Marca não tinha rivais

 

Ressuscitar uma marca como a Zoomp – que era um ícone desejado do passado – pode ter vantagens em relação à construção de uma história totalmente nova, na visão de Silvio Passarelli, diretor da Fundação Armando Álvares Penteado (Faap) e especialista em marketing e criatividade. Ele lembra, no entanto, que, em seu auge, a Zoomp não tinha de enfrentar concorrentes internacionais.

 

O designer Edval Dominges, 41 anos, lembra que, no passado, a Zoomp era chique. “O raio do logotipo dava status.

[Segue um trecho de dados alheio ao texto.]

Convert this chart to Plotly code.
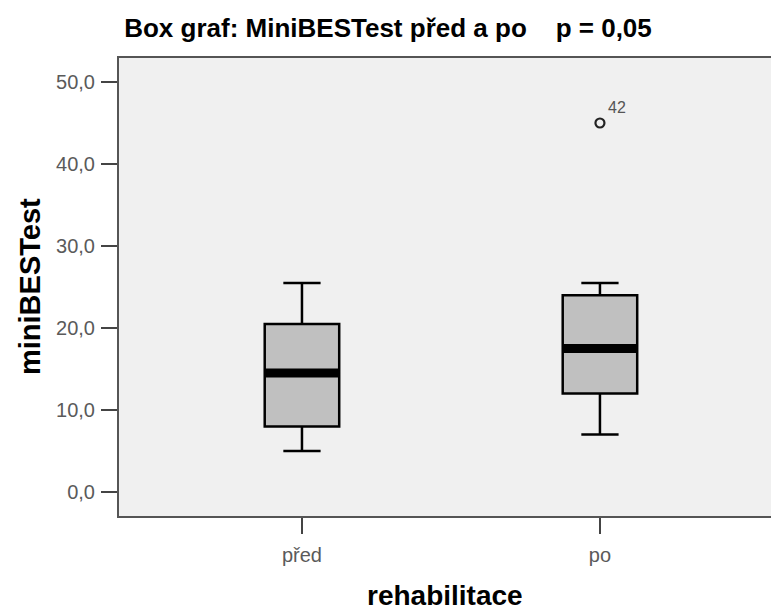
import plotly.graph_objects as go

# ---- data ----
categories = ["před", "po"]
lower_whisker = [5.0, 7.0]
q1_values = [8.0, 12.0]
median_values = [14.5, 17.5]
q3_values = [20.5, 24.0]
upper_whisker = [25.5, 25.5]
outlier_category = ["po"]
outlier_values = [45.0]
outlier_labels = ["42"]
y_tick_values = [0, 10, 20, 30, 40, 50]

title_text = "Box graf: MiniBESTest před a po\u00a0\u00a0\u00a0\u00a0p = 0,05"
y_title = "miniBESTest"
x_title = "rehabilitace"

# ---- style ----
FONT = "Liberation Sans, Arial, Helvetica, sans-serif"
BOX_W = 0.25
positions = list(range(len(categories)))

fig = go.Figure()

fig.add_trace(go.Box(
    x=positions,
    q1=q1_values,
    median=median_values,
    q3=q3_values,
    lowerfence=lower_whisker,
    upperfence=upper_whisker,
    width=BOX_W,
    whiskerwidth=0.5,
    fillcolor="#c0c0c0",
    line=dict(color="#000000", width=2.5),
    boxpoints=False,
    showlegend=False,
    hoverinfo="skip",
))

# thick median bars
mx, my = [], []
for p, m in zip(positions, median_values):
    mx += [p - BOX_W / 2, p + BOX_W / 2, None]
    my += [m, m, None]
fig.add_trace(go.Scatter(
    x=mx, y=my, mode="lines",
    line=dict(color="#000000", width=9),
    showlegend=False, hoverinfo="skip",
))

# outliers
ox = [categories.index(c) for c in outlier_category]
fig.add_trace(go.Scatter(
    x=ox, y=outlier_values, mode="markers",
    marker=dict(symbol="circle-open", size=9, color="#222222",
                line=dict(width=2.2, color="#222222")),
    showlegend=False, hoverinfo="skip",
))
for x, y, t in zip(ox, outlier_values, outlier_labels):
    fig.add_annotation(x=x, y=y, text=t, showarrow=False,
                       xshift=17, yshift=16,
                       font=dict(family=FONT, size=16, color="#555555"))

# axis titles
fig.add_annotation(xref="paper", yref="paper", x=0.5, y=-0.1735,
                   text="<b>" + x_title + "</b>", showarrow=False,
                   xanchor="center", yanchor="middle", height=22,
                   valign="middle",
                   font=dict(family=FONT, size=28, color="#000000"))
fig.add_annotation(xref="paper", yref="paper", x=-0.1365, y=0.5,
                   text="<b>" + y_title + "</b>", showarrow=False,
                   textangle=-90, xanchor="center", yanchor="middle",
                   font=dict(family=FONT, size=29, color="#000000"))

fig.update_layout(
    width=771, height=609,
    margin=dict(l=119, r=0, t=58, b=93),
    paper_bgcolor="#ffffff",
    plot_bgcolor="#f0f0f0",
    separators=",.",
    title=dict(text="<b>" + title_text + "</b>",
               x=388 / 771, xref="container", xanchor="center",
               y=1 - 28 / 609, yref="container", yanchor="middle",
               font=dict(family=FONT, size=26, color="#000000")),
    showlegend=False,
)

fig.update_xaxes(
    type="linear",
    range=[-0.614, 1.574],
    tickvals=positions, ticktext=categories,
    ticks="outside", ticklen=16, tickwidth=2, tickcolor="#444444",
    ticklabelstandoff=4,
    showline=True, linecolor="#555555", linewidth=2, mirror=True,
    showgrid=False, zeroline=False,
    tickfont=dict(family=FONT, size=20, color="#5a5a5a"),
)
fig.update_yaxes(
    range=[-2.93, 52.93],
    tickvals=y_tick_values, tickformat=".1f",
    ticks="outside", ticklen=16, tickwidth=2, tickcolor="#444444",
    ticklabelstandoff=2,
    showline=True, linecolor="#555555", linewidth=2,
    showgrid=False, zeroline=False,
    tickfont=dict(family=FONT, size=20, color="#5a5a5a"),
)

fig.write_html("out.html")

Tenho um tio fazendeiro, de Goiânia, que naquela época vendeu dez cabeças de gado para comprar dez calças. Queria mostrar para todo mundo na cidade que era poderoso.” 

 

A crise nas contas na Zoomp não resvalou na imagem das roupas. Em 2006, quando Enzo Monzani e Conrado Will, da Identidade de Moda, compraram a Zoomp, herdaram uma dívida de R$ 140 milhões. “O Renato (Kherlakian, fundador da marca) vendeu para os fundos, que naquela época estavam se especializando no mercado de moda, mas não tiveram dinheiro para honrar os compromissos, e a empresa se complicou”, diz Passarelli, da Faap.

 

Fundos de moda. Ao contrário do que ocorre na Europa, os fundos de investimento em moda, que reúnem várias marcas, ainda não deram certo no Brasil. Segundo Passarelli, além da tradição da produção de moda de países como a França – sede do grupo LVMH, dona da Louis Vuitton, fundado há 163 anos –, diferenças culturais que prejudicam a atuação no setor por aqui. “Na Europa existe uma cultura de moda. O consumidor paga pelo imaterial. Aqui, a maioria decide pelo preço e pelo que acha feio ou bonito.”